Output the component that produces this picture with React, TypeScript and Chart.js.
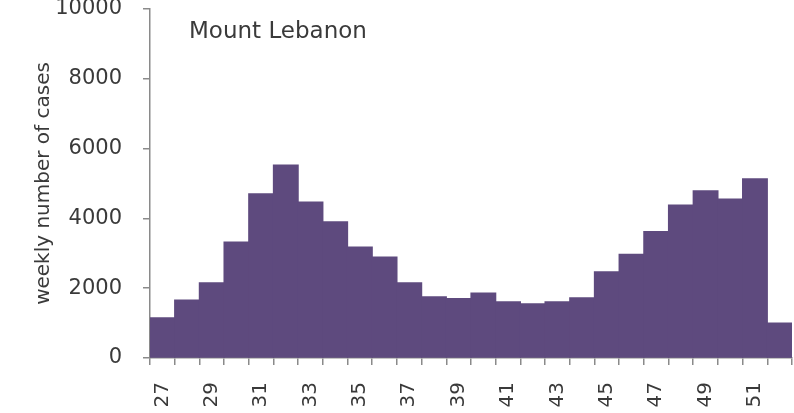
import React, { useEffect, useRef } from "react";
import { Chart, registerables } from "chart.js";

Chart.register(...registerables);

const weeks: string[] = [
  "27", "28", "29", "30", "31", "32", "33", "34", "35", "36", "37", "38", "39",
  "40", "41", "42", "43", "44", "45", "46", "47", "48", "49", "50", "51", "52",
];
const weeklyCases: number[] = [
  1150, 1660, 2150, 3320, 4700, 5530, 4470, 3900, 3180, 2890, 2150, 1750, 1700,
  1860, 1610, 1550, 1610, 1720, 2470, 2970, 3620, 4380, 4790, 4550, 5130, 1000,
];
const xTickLabels: string[] = [
  "27", "", "29", "", "31", "", "33", "", "35", "", "37", "", "39",
  "", "41", "", "43", "", "45", "", "47", "", "49", "", "51", "",
];
const yTicks: number[] = [0, 2000, 4000, 6000, 8000, 10000];
const regionTitle = "Mount Lebanon";
const yAxisTitle = "weekly number of cases";

const FONT = "'DejaVu Sans', sans-serif";
const AXIS = "#8a8a8a";
const TEXT = "#3a3a3a";
const BAR = "#5e4a7e";

const innerTitle = {
  id: "innerTitle",
  afterDraw(chart: any) {
    const { ctx, chartArea } = chart;
    ctx.save();
    ctx.font = `23px ${FONT}`;
    ctx.fillStyle = TEXT;
    ctx.textAlign = "left";
    ctx.textBaseline = "middle";
    ctx.fillText(regionTitle, chartArea.left + 39, chartArea.top + 23);
    ctx.restore();
  },
};

export default function App() {
  const ref = useRef<HTMLCanvasElement | null>(null);
  useEffect(() => {
    document.body.style.margin = "0";
    document.body.style.background = "#ffffff";
    const canvas = ref.current;
    if (!canvas) return;
    const chart = new Chart(canvas, {
      type: "bar",
      data: {
        labels: weeks,
        datasets: [
          {
            data: weeklyCases,
            backgroundColor: BAR,
            borderWidth: 0,
            inflateAmount: 0.6,
            barPercentage: 1,
            categoryPercentage: 1,
          } as any,
        ],
      },
      options: {
        animation: false,
        responsive: false,
        maintainAspectRatio: false,
        layout: { padding: { left: 0, right: 2, top: 0, bottom: 0 } },
        plugins: {
          legend: { display: false },
          tooltip: { enabled: false },
          title: { display: false },
        },
        scales: {
          x: {
            offset: true,
            grid: {
              offset: true,
              drawOnChartArea: false,
              drawTicks: true,
              tickLength: 7,
              color: AXIS,
              lineWidth: 1.5,
            },
            border: { display: true, color: AXIS, width: 1.5 },
            ticks: {
              autoSkip: false,
              maxRotation: 90,
              minRotation: 90,
              padding: 17,
              color: TEXT,
              font: { family: FONT, size: 20 },
              callback: (_v: any, i: number) => xTickLabels[i],
            },
            afterFit(scale: any) {
              scale.height = 55;
              scale.paddingLeft = 0;
              scale.paddingRight = 0;
              scale.paddingTop = 0;
              scale.paddingBottom = 0;
            },
          },
          y: {
            min: 0,
            max: 10000,
            afterBuildTicks(scale: any) {
              scale.ticks = yTicks.map((v) => ({ value: v }));
            },
            grid: {
              drawOnChartArea: false,
              drawTicks: true,
              tickLength: 7,
              color: AXIS,
              lineWidth: 1.5,
            },
            border: { display: true, color: AXIS, width: 1.5 },
            ticks: {
              padding: 21,
              color: TEXT,
              font: { family: FONT, size: 21, lineHeight: 0.85 },
              callback: (v: any) => String(v),
            },
            title: {
              display: true,
              text: yAxisTitle,
              color: TEXT,
              font: { family: FONT, size: 20, lineHeight: 1.2 },
              padding: { top: 32, bottom: 0 },
            },
            afterFit(scale: any) {
              scale.width = 150;
              scale.paddingTop = 9;
              scale.paddingBottom = 0;
              scale.paddingLeft = 0;
              scale.paddingRight = 0;
            },
          },
        },
      },
      plugins: [innerTitle],
    });
    return () => chart.destroy();
  }, []);
  return (
    <div style={{ width: 794, height: 413, position: "relative", background: "#fff" }}>
      <canvas ref={ref} width={794} height={413} style={{ display: "block" }} />
    </div>
  );
}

* STATED GOAL: Repeat the lines of the listing above verbatim, beginning at its first line and ending at the line containing "Chart.register(...registerables);", which is included. Omit pictures.

* TASK RESPONSE:
Output the component that produces this picture with React, TypeScript and Chart.js.
import React, { useEffect, useRef } from "react";
import { Chart, registerables } from "chart.js";

Chart.register(...registerables);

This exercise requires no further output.